Almost all of the dinosaur fossils were found in the third type. This layer of sandstone proved much more surprising. The rock showed no structure or layering, as it would if laid down on top of a sand dune or in a bottomland deposit between dunes. Moreover, this type of sandstone contained rocks and pebbles much too large to be carried by the wind. Clearly, the dinosaurs buried and fossilized in this rock layer were not smothered by the sand-thick wind and then buried by the windblown sand. But scientists initially could not figure out how such a jumbled up layer of sand wound up with all of the fossils.

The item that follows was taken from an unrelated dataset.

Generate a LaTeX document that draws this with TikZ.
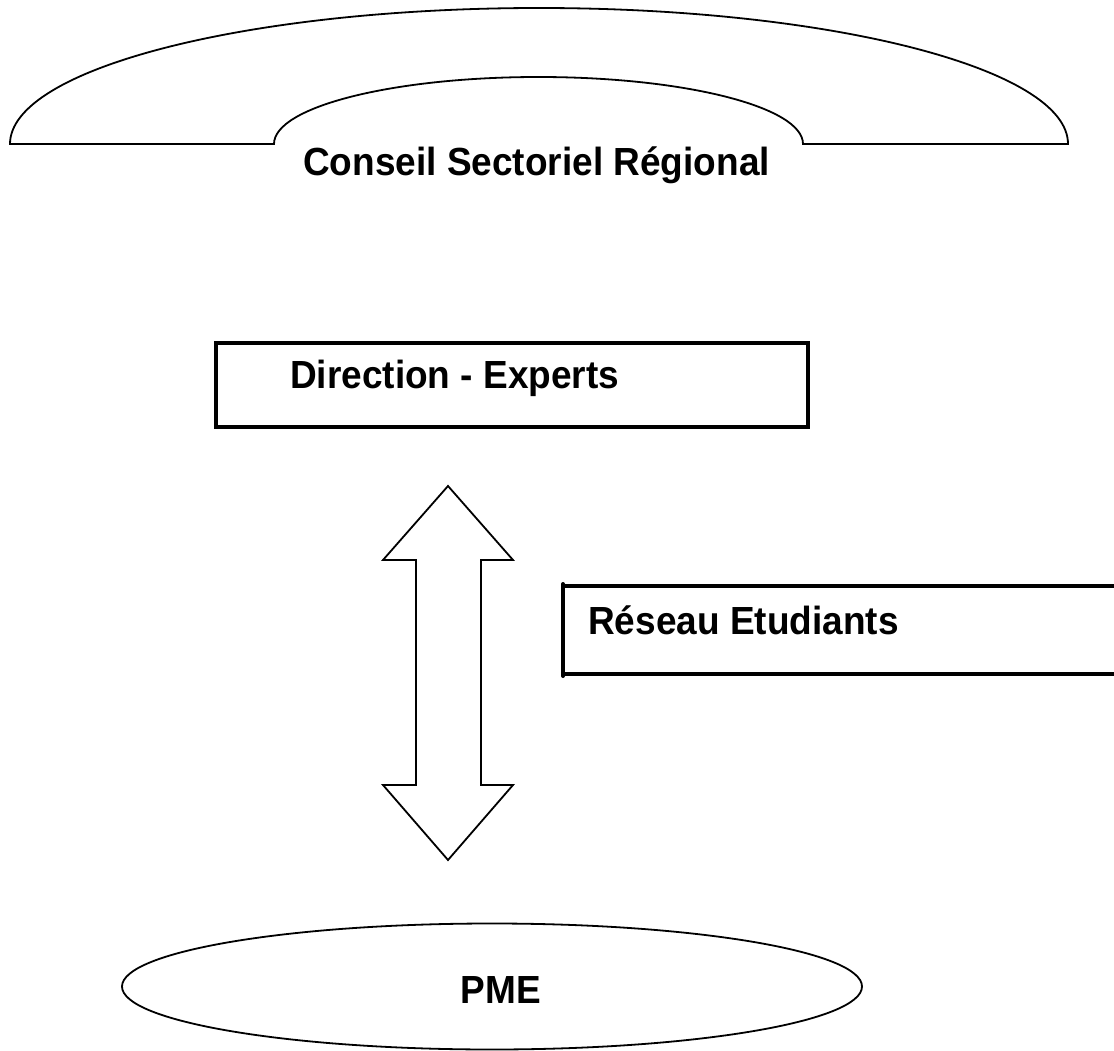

Fortunately, University of Nebraska geosciences professor David Loope had previously studied the Nebraska sandhills, much smaller dunes in a much wetter climate. He had collected strange stories of dunes that had suddenly collapsed and buried pickup trucks and other objects. In one case, a rain-drenched dune slid down and swallowed up most of a barn. Clearly, the wet, heavy sand dunes were prone to massive avalanches of sand. Loope concluded that in the Gobi's much wetter climate some 70 million years ago, the gigantic dunes became water-saturated in a storm and so slid down to bury an unsuspecting dinosaur at the base of the dune. That means that the dunes of the dinosaurs were probably wet, covered with vegetation, and not moving about constantly with the wind. They would have contained more clay, which would hold water until it got wet and slippery, at which point the clay layers would promote a catastrophic collapse. The overlying sand then protected the bones of the buried dinosaurs from scavengers, and the lack of oxygen deep beneath the sand prevented bacteria from breaking down the bones. As a result, the skeleton remained intact long enough for dissolved minerals in groundwater to crystallize and replace the organic material.

Various expeditions have uncovered remarkable dramas. One expedition located the nearly complete skeletons of two tarbosaurus, the largest known dinosaur predator. One had unlaid eggs still in her body. The sand preserved the details so perfectly that paleontologists could even study the barely formed bones of the embryos inside the eggs. Another expedition found the bones of a meat-eating dinosaur and his plant-eating victim entangled in the midst of their fatal struggle at the moment the avalanche of sand overwhelmed them both.

That remarkable preservation has yielded repeated surprises and inspired many scientific expeditions to the Gobi. For instance, one expedition found the oldest marsupial. Another expedition to the same area as the sand slide study discovered the well-preserved, 80-million-year-old bones of a tiny creature that lived in the dark shadow of the dinosaurs. The opossumlike delatheridium had sharp molars and long canines and a two-inch-long skull. It probably ate lizards and other early mammals. Scientists were surprised to find that creature in the Gobi Desert, since the marsupials today live mostly in South America and Australia. This finding suggests that the marsupial line originated in Asia and spread across the planet, but then died out in Asia in the face of competition from the placental mammals.